Aim
Will you transcribe all the entries word for word, skipping the pictures they hold?

Supplied material

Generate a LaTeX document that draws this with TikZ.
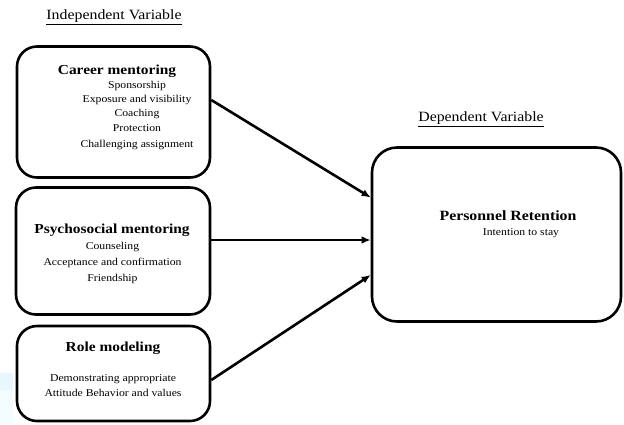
\documentclass[tikz,border=0pt]{standalone}
\usepackage{fontspec}
\setmainfont{Liberation Serif}[FakeStretch=1.12]
\usetikzlibrary{arrows.meta}
\begin{document}
\begin{tikzpicture}[x=1bp,y=-1bp,
  box/.style={draw, line width=2.6bp, rounded corners=20bp, inner sep=0pt},
  head/.style={font=\fontsize{13.8}{16}\selectfont\bfseries, inner sep=0pt},
  item/.style={font=\fontsize{10.5}{14}\selectfont, inner sep=0pt},
  label/.style={font=\fontsize{14.2}{17}\selectfont, inner sep=0pt},
  arr/.style={line width=2.6bp, -{Latex[length=9bp,width=7.5bp]}}]
\useasboundingbox (0,0) rectangle (624,424);
% faint tint at the lower left edge
\fill[cyan!10] (0,373) rectangle (13,390);
\fill[cyan!5] (0,390) rectangle (13,424);

% group captions
\node[label] (indep) at (114,17) {\underline{Independent Variable}};
\node[label] (dep) at (481,119) {\underline{Dependent Variable}};

% independent variables
\node[box, minimum width=193bp, minimum height=131bp] (career) at (113.5,112) {};
\node[head] (careerT) at (117,71) {Career mentoring};
\node[item] (c1) at (137,86) {Sponsorship};
\node[item] (c2) at (137,100) {Exposure and visibility};
\node[item] (c3) at (137,114) {Coaching};
\node[item] (c4) at (137,128) {Protection};
\node[item] (c5) at (137,145) {Challenging assignment};

\node[box, minimum width=194bp, minimum height=127bp] (psycho) at (113,251) {};
\node[head] (psychoT) at (112,230) {Psychosocial mentoring};
\node[item] (p1) at (112.5,247) {Counseling};
\node[item] (p2) at (112.5,263) {Acceptance and confirmation};
\node[item] (p3) at (112.5,279) {Friendship};

\node[box, minimum width=193bp, minimum height=95bp] (role) at (113.5,373.5) {};
\node[head] (roleT) at (113,348) {Role modeling};
\node[item] (r1) at (113,379) {Demonstrating appropriate};
\node[item] (r2) at (113,393) {Attitude Behavior and values};

% dependent variable
\node[box, rounded corners=25bp, minimum width=249bp, minimum height=174bp] (ret) at (496.5,234.5) {};
\node[head, font=\fontsize{14.2}{17}\selectfont\bfseries] (retT) at (508,216) {Personnel Retention};
\node[item] (ret1) at (521,233) {Intention to stay};

% influences
\draw[arr] ([yshift=12bp]career.east) -- ([yshift=37bp]ret.west);
\coordinate (psychoOut) at ([yshift=11bp]psycho.east);
\draw[arr] (psychoOut) -- (psychoOut -| ret.west);
\draw[arr] ([yshift=-6.5bp]role.east) -- ([yshift=-40.5bp]ret.west);
\end{tikzpicture}
\end{document}
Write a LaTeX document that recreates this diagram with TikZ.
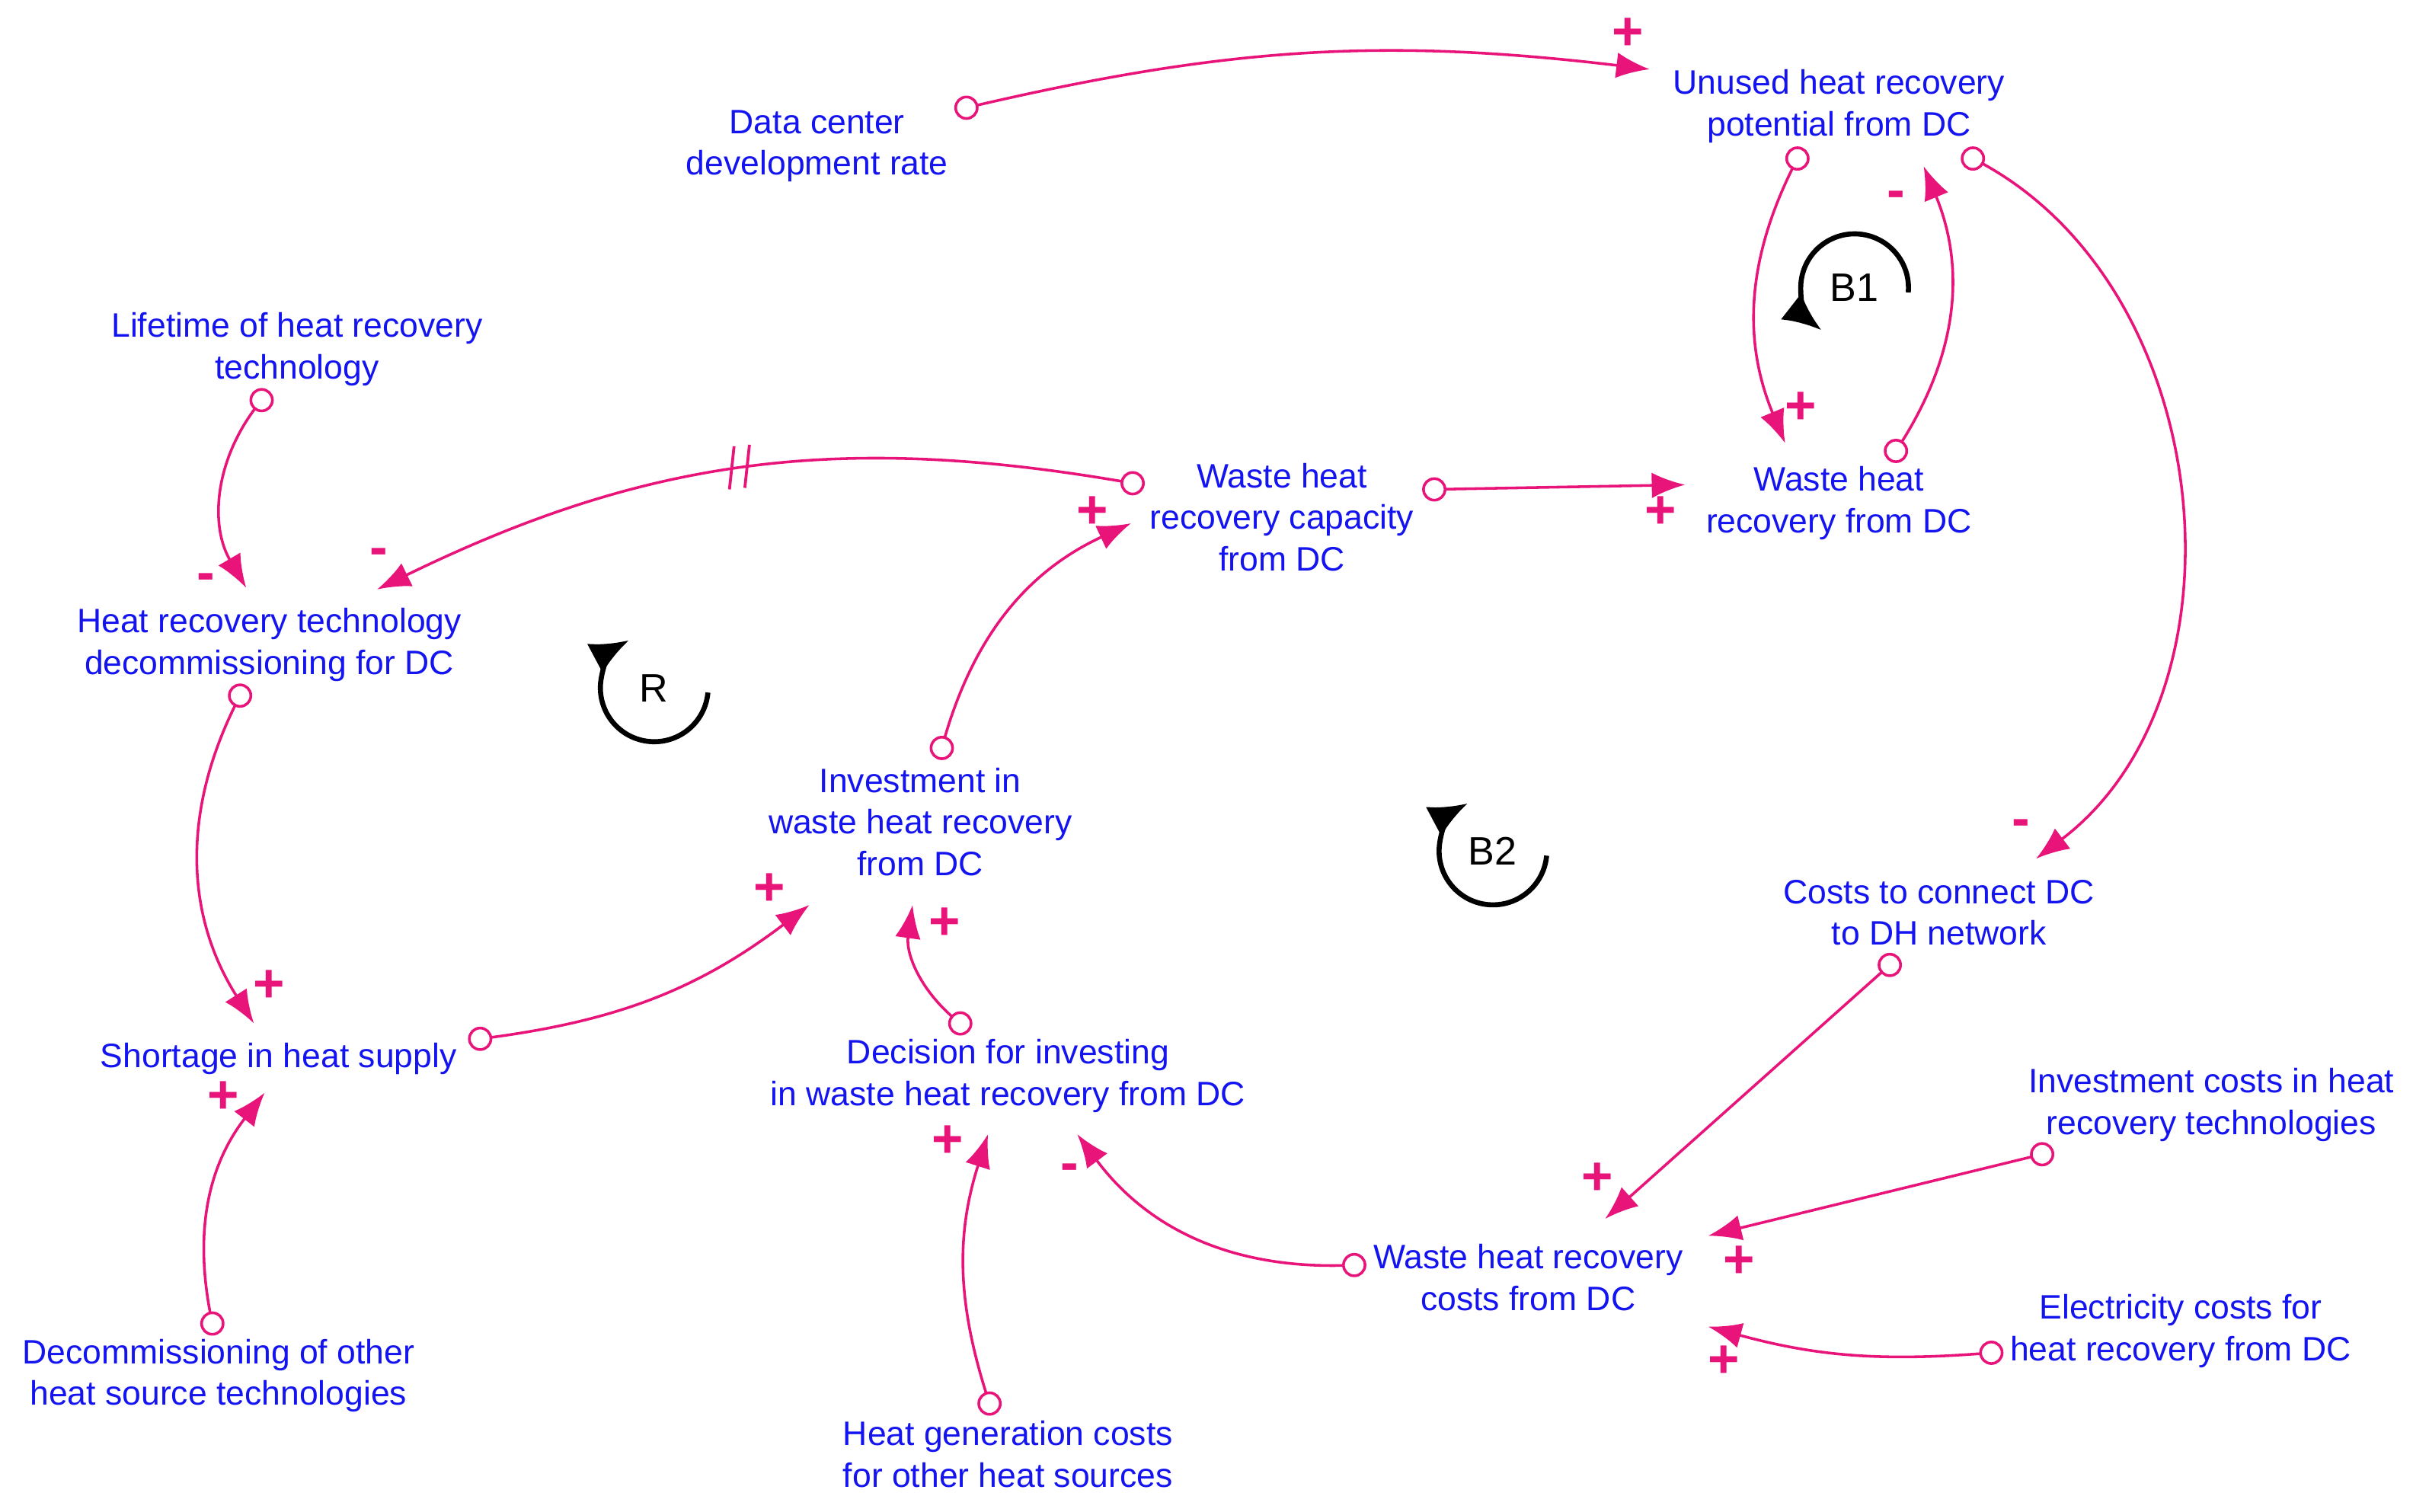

Output below
Generate a LaTeX document that draws this with TikZ.
\documentclass[tikz,border=0pt]{standalone}
\usepackage{fontspec}
\setmainfont{Liberation Serif}[FakeStretch=1.12]
\usetikzlibrary{arrows.meta}
\begin{document}
\begin{tikzpicture}[x=1bp,y=-1bp,
  box/.style={draw, line width=2.6bp, rounded corners=20bp, inner sep=0pt},
  head/.style={font=\fontsize{13.8}{16}\selectfont\bfseries, inner sep=0pt},
  item/.style={font=\fontsize{10.5}{14}\selectfont, inner sep=0pt},
  label/.style={font=\fontsize{14.2}{17}\selectfont, inner sep=0pt},
  arr/.style={line width=2.6bp, -{Latex[length=9bp,width=7.5bp]}}]
\useasboundingbox (0,0) rectangle (624,424);
% faint tint at the lower left edge
\fill[cyan!10] (0,373) rectangle (13,390);
\fill[cyan!5] (0,390) rectangle (13,424);

% group captions
\node[label] (indep) at (114,17) {\underline{Independent Variable}};
\node[label] (dep) at (481,119) {\underline{Dependent Variable}};

% independent variables
\node[box, minimum width=193bp, minimum height=131bp] (career) at (113.5,112) {};
\node[head] (careerT) at (117,71) {Career mentoring};
\node[item] (c1) at (137,86) {Sponsorship};
\node[item] (c2) at (137,100) {Exposure and visibility};
\node[item] (c3) at (137,114) {Coaching};
\node[item] (c4) at (137,128) {Protection};
\node[item] (c5) at (137,145) {Challenging assignment};

\node[box, minimum width=194bp, minimum height=127bp] (psycho) at (113,251) {};
\node[head] (psychoT) at (112,230) {Psychosocial mentoring};
\node[item] (p1) at (112.5,247) {Counseling};
\node[item] (p2) at (112.5,263) {Acceptance and confirmation};
\node[item] (p3) at (112.5,279) {Friendship};

\node[box, minimum width=193bp, minimum height=95bp] (role) at (113.5,373.5) {};
\node[head] (roleT) at (113,348) {Role modeling};
\node[item] (r1) at (113,379) {Demonstrating appropriate};
\node[item] (r2) at (113,393) {Attitude Behavior and values};

% dependent variable
\node[box, rounded corners=25bp, minimum width=249bp, minimum height=174bp] (ret) at (496.5,234.5) {};
\node[head, font=\fontsize{14.2}{17}\selectfont\bfseries] (retT) at (508,216) {Personnel Retention};
\node[item] (ret1) at (521,233) {Intention to stay};

% influences
\draw[arr] ([yshift=12bp]career.east) -- ([yshift=37bp]ret.west);
\coordinate (psychoOut) at ([yshift=11bp]psycho.east);
\draw[arr] (psychoOut) -- (psychoOut -| ret.west);
\draw[arr] ([yshift=-6.5bp]role.east) -- ([yshift=-40.5bp]ret.west);
\end{tikzpicture}
\end{document}
Write a LaTeX document that recreates this diagram with TikZ.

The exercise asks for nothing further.